Material provided:

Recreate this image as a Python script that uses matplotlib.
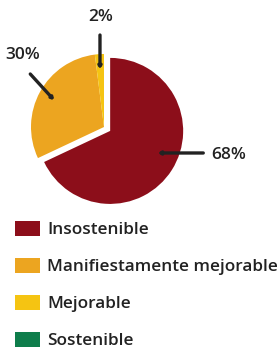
import matplotlib
matplotlib.use("Agg")
import matplotlib.pyplot as plt
from matplotlib.patches import Patch

categories = ["Insostenible", "Manifiestamente mejorable", "Mejorable", "Sostenible"]
values = [68, 30, 2, 0]
colors = ["#8c0e1a", "#eca520", "#f5c412", "#0e7d4b"]
explode = [0.1, 0, 0, 0]
pct_labels = ["68%", "30%", "2%"]

plt.rcParams['font.family'] = ['Open Sans', 'DejaVu Sans']
txt_color = "#222222"

fig = plt.figure(figsize=(2.8, 3.52), dpi=100)
ax = fig.add_axes([0, 0, 1, 1])

# only the non-zero slices are drawn in the pie
shown = [i for i, v in enumerate(values) if v > 0]
wedges, _ = ax.pie([values[i] for i in shown],
                   colors=[colors[i] for i in shown],
                   explode=[explode[i] for i in shown],
                   startangle=90, counterclock=False,
                   wedgeprops=dict(linewidth=0))

# 1 unit = 73 px, pie centre at (104, 127) px from top-left
ax.set_xlim(-104 / 73, 176 / 73)
ax.set_ylim(-225 / 73, 127 / 73)
ax.set_aspect('auto')
ax.axis('off')

arrow = dict(arrowstyle="-|>,head_length=0.12,head_width=0.08",
             color=txt_color, lw=2.4, shrinkA=0, shrinkB=0)
# (text position, line start, line end)
callouts = [
    ((1.71, -0.38), (1.36, -0.356), (0.74, -0.356)),
    ((-1.11, 0.99), (-1.01, 0.726), (-0.685, 0.37)),
    ((-0.04, 1.51), (-0.055, 1.26), (-0.055, 0.795)),
]
for lab, (tpos, start, end) in zip(pct_labels, callouts):
    ax.text(tpos[0], tpos[1], lab, ha='center', va='center',
            fontsize=12.5, fontweight='semibold', color=txt_color)
    ax.annotate("", xy=end, xytext=start, arrowprops=arrow)

handles = [Patch(facecolor=c, edgecolor='none') for c in colors]
leg = fig.legend(handles, categories, loc='upper left',
                 bbox_to_anchor=(0.054, 0.372), frameon=False,
                 prop=dict(size=12.4, weight='semibold'),
                 handlelength=1.46, handleheight=0.95, handletextpad=0.4,
                 labelspacing=1.14, borderpad=0, borderaxespad=0)
for t in leg.get_texts():
    t.set_color(txt_color)

fig.savefig("out.png", dpi=100)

Prompt: Without the pictures, repeat the listing above exactly.

Final result:
Recreate this image as a Python script that uses matplotlib.
import matplotlib
matplotlib.use("Agg")
import matplotlib.pyplot as plt
from matplotlib.patches import Patch

categories = ["Insostenible", "Manifiestamente mejorable", "Mejorable", "Sostenible"]
values = [68, 30, 2, 0]
colors = ["#8c0e1a", "#eca520", "#f5c412", "#0e7d4b"]
explode = [0.1, 0, 0, 0]
pct_labels = ["68%", "30%", "2%"]

plt.rcParams['font.family'] = ['Open Sans', 'DejaVu Sans']
txt_color = "#222222"

fig = plt.figure(figsize=(2.8, 3.52), dpi=100)
ax = fig.add_axes([0, 0, 1, 1])

# only the non-zero slices are drawn in the pie
shown = [i for i, v in enumerate(values) if v > 0]
wedges, _ = ax.pie([values[i] for i in shown],
                   colors=[colors[i] for i in shown],
                   explode=[explode[i] for i in shown],
                   startangle=90, counterclock=False,
                   wedgeprops=dict(linewidth=0))

# 1 unit = 73 px, pie centre at (104, 127) px from top-left
ax.set_xlim(-104 / 73, 176 / 73)
ax.set_ylim(-225 / 73, 127 / 73)
ax.set_aspect('auto')
ax.axis('off')

arrow = dict(arrowstyle="-|>,head_length=0.12,head_width=0.08",
             color=txt_color, lw=2.4, shrinkA=0, shrinkB=0)
# (text position, line start, line end)
callouts = [
    ((1.71, -0.38), (1.36, -0.356), (0.74, -0.356)),
    ((-1.11, 0.99), (-1.01, 0.726), (-0.685, 0.37)),
    ((-0.04, 1.51), (-0.055, 1.26), (-0.055, 0.795)),
]
for lab, (tpos, start, end) in zip(pct_labels, callouts):
    ax.text(tpos[0], tpos[1], lab, ha='center', va='center',
            fontsize=12.5, fontweight='semibold', color=txt_color)
    ax.annotate("", xy=end, xytext=start, arrowprops=arrow)

handles = [Patch(facecolor=c, edgecolor='none') for c in colors]
leg = fig.legend(handles, categories, loc='upper left',
                 bbox_to_anchor=(0.054, 0.372), frameon=False,
                 prop=dict(size=12.4, weight='semibold'),
                 handlelength=1.46, handleheight=0.95, handletextpad=0.4,
                 labelspacing=1.14, borderpad=0, borderaxespad=0)
for t in leg.get_texts():
    t.set_color(txt_color)

fig.savefig("out.png", dpi=100)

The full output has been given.